7. Zróżnicowany pejzaż miejski - od drewnianych zabytków Bojar po kamieniczki ulicy Warszawskiej oraz nowoczesne osiedla mieszkaniowe - coraz ładniejsze, w porównaniu ze starymi;
hmmm coraz mniej jest starej architektury a zaczynaja budowac sie "apartamentowce" i bloki rodem z warszawskich kabat, ubolewam nad tym, a jednostki ktore zostaly i b-stok moglby sie pochwalic czesto sa zakryte szczelnie reklamami
7. Zabytki - może nie jest ich wiele, ale pałacowo-ogrodowy zespół pałacu Branickich nie ma sobie równych w Polsce;
jest ich baaaaaardzo mało, aczkolwiek jesli sa niewatpliwie sa urokliwe ale niestety ilosciow jest to słaby wynik
8. Specyficzna atmosfera tego miasta - życzliwa, niepospieszna, ciepła...;
ooho tutaj juz nawet polemizowac nie bede:)
-mogłabym wymieniać jeszcze długo, ale wydaje mi się, że to by Cię i tak nie przekonało, bo albo coś się kocha i akceptuje, albo - nie, prawda?
kolejny raz sie powtórze ze jest to FAKT
Czy możesz podać jakieś świadectwa na udowodnienie tego "FAKTU"? Czy nie zrodził się on przypadkiem tylko w Twojej głowie, sfrustrowanej brakiem pracy, brakiem perspektyw [czytałam twoje wcześniejsze posty], postanowieniem "nie lubienia' tego miasta i stąd okreslenia go mianem "rezerwatu"?
i tu Cie moze zdziwie otoz to "super" miasto dało mi tez rowniez prace.
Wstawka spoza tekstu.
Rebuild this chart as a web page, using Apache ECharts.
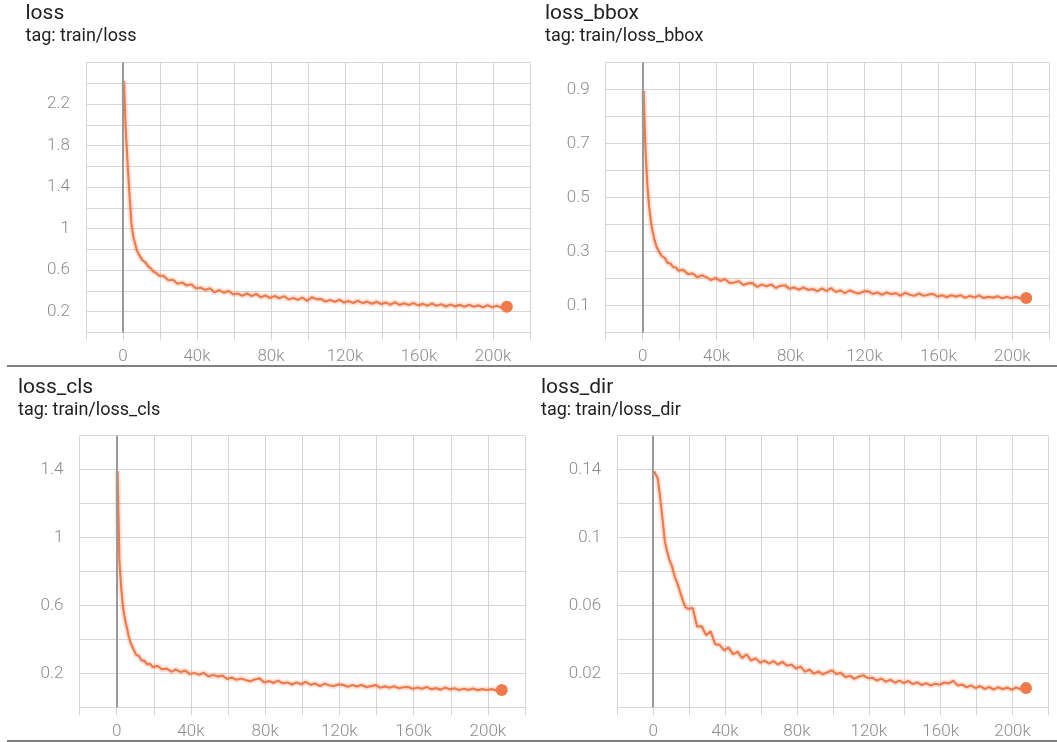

Sfrustrowanie wynika nie z braku pracy tylko z braku świadomości osób zarządzających, braku świadomości np ze dział HR to nie to samo co kadry:)))
I nie wiem cxzemu sie tak ekscytujesz, ani ja nie zmienie Twojego zdania na temat B-stoku ani Ty mojego.
Dla mnie B-stok niczym sie nie wyroznia na tle innych naszych miast.